A exemplo de Blossom, esses cantores costumam ser seus próprios
pianistas, dando um suave esmalte
jazzístico ao acompanhamento. E
nenhum deles jamais foi visto num
hit parade. Ao mesmo tempo, atraíram pelos anos afora uma sólida
multidinha internacional de adoradores, unidos pela admiração comum. No Brasil, os fãs de Blossom
são tão poucos que, pelos meus cálculos, todos devem se conhecer.
Não que ela não pudesse ser de
apelo universal.
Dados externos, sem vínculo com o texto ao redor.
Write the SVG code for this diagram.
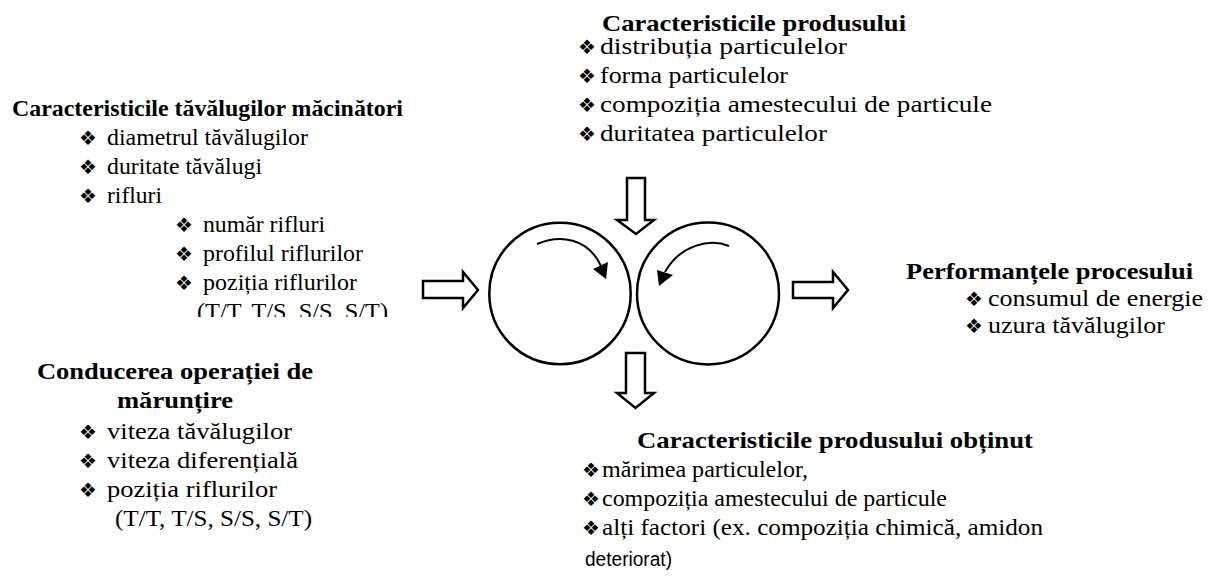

O problema era
que o mundo teria de parar para escutá-la -porque a voz de Blossom,
segundo o crítico Whitney Balliett,
"mal alcançava o segundo andar de
uma casa de bonecas". Já cantava
assim, baixinho e sem sombra de vibrato, desde o começo dos anos 50,
muito antes que se atribuísse a
Chet Baker e João Gilberto a criação desse jeito de cantar.
Depois de décadas na geladeira
mesmo nos EUA, as primeiras e definitivas gravações de Blossom estão disponíveis de novo, assim como os discos que ela produziu nos
anos 70 e 80 para seu selo Daffodil.
Estão todas na internet. "Hey,
John", "I'm hip", "Peel me a grape",
"Wave", "Chez moi" e "You fascinate me so" soam melhor do que nunca, vindas do espaço e fazendo curvas entre as esferas.
Em tempos de som e fúria -cada
vez mais difícil dissociar as duas
coisas-, Blossom era a prova de
que pode haver grande música nas
pausas e nos sussurros. Bem a propósito, morreu dormindo.